Over on CNN's State of the Union Sen. Dick Durbin (D) of Illinois said that the proposal to raise taxes would be a good idea as long as it targeted "the wealthy and comfortable and those who wouldn't even notice it."

Well, he may be wealthy and comfortable, but you can be sure that Warren Buffett and the rest of the super rich do notice their tax situation. They didn’t get rich without the help of tax lawyers.

That’s what prompted Buffett last month to write his now famous New York Times op-ed column headlined “Stop Coddling the Super-Rich.”

“While the poor and middle class fight for us in Afghanistan, and while most Americans struggle to make ends meet, we mega-rich continue to get our extraordinary tax breaks,” he wrote. “Some of us are investment managers who earn billions from our daily labors but are allowed to classify our income as ‘carried interest,’ thereby getting a bargain 15 percent tax rate.
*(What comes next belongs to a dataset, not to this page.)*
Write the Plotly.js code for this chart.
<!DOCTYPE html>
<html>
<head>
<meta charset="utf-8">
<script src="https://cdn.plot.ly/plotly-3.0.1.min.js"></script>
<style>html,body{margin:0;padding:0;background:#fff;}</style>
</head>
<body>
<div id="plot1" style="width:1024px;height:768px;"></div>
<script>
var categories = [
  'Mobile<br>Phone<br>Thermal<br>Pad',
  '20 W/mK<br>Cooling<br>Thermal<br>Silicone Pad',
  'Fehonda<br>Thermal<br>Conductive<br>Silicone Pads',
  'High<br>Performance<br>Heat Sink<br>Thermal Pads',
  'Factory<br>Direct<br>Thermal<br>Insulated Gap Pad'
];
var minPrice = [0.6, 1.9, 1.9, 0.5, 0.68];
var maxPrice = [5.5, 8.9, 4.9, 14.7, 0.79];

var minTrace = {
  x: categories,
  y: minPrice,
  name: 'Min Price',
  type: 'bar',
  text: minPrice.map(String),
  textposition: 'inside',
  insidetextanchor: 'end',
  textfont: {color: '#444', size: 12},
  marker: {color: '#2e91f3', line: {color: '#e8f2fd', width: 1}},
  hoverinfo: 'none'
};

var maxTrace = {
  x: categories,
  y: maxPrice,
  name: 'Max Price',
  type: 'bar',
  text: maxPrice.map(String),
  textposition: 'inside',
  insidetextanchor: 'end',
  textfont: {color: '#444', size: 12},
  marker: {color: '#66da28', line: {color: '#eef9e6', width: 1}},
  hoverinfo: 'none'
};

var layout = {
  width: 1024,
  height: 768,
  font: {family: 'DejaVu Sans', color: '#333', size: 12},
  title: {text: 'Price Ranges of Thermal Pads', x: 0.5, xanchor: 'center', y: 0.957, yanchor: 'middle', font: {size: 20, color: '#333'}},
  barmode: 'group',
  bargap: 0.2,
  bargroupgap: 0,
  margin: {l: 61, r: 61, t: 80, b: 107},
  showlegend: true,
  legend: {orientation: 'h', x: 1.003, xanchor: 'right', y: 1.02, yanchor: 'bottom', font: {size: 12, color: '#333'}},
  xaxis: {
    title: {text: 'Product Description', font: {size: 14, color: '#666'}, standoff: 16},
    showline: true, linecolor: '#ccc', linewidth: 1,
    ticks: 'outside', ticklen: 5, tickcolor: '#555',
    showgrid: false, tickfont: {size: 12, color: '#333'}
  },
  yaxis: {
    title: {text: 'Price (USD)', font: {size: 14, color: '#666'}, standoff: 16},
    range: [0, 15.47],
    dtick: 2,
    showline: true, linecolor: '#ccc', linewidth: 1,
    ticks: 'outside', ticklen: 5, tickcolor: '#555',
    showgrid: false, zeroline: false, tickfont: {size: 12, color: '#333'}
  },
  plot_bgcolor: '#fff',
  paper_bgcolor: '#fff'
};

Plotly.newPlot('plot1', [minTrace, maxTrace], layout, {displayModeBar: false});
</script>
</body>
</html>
Others own stock index futures for 10 minutes and have 60 percent of their gain taxed at 15 percent, as if they’d been long-term investors.”

(For the record, Buffett noted that he paid $6,938,744 in federal taxes last year. But that was just 17.4 percent of his taxable income – a lot lower than the 36 percent averaged by the 20 people who work in his office.)

“I know well many of the mega-rich and, by and large, they are very decent people,” Buffett wrote in his op-ed. “Most wouldn’t mind being told to pay more in taxes … particularly when so many of their fellow citizens are truly suffering.”

That may or may not be true. Perhaps Obama can get Bill Gates, whose net worth ($56 billion) tops Buffett’s, to weigh in as well.

Sen. McConnell’s answer to the “Buffet Rule” is simple: “With regard to his tax rate, if he’s feeling guilty about it, I think he should send in a check.”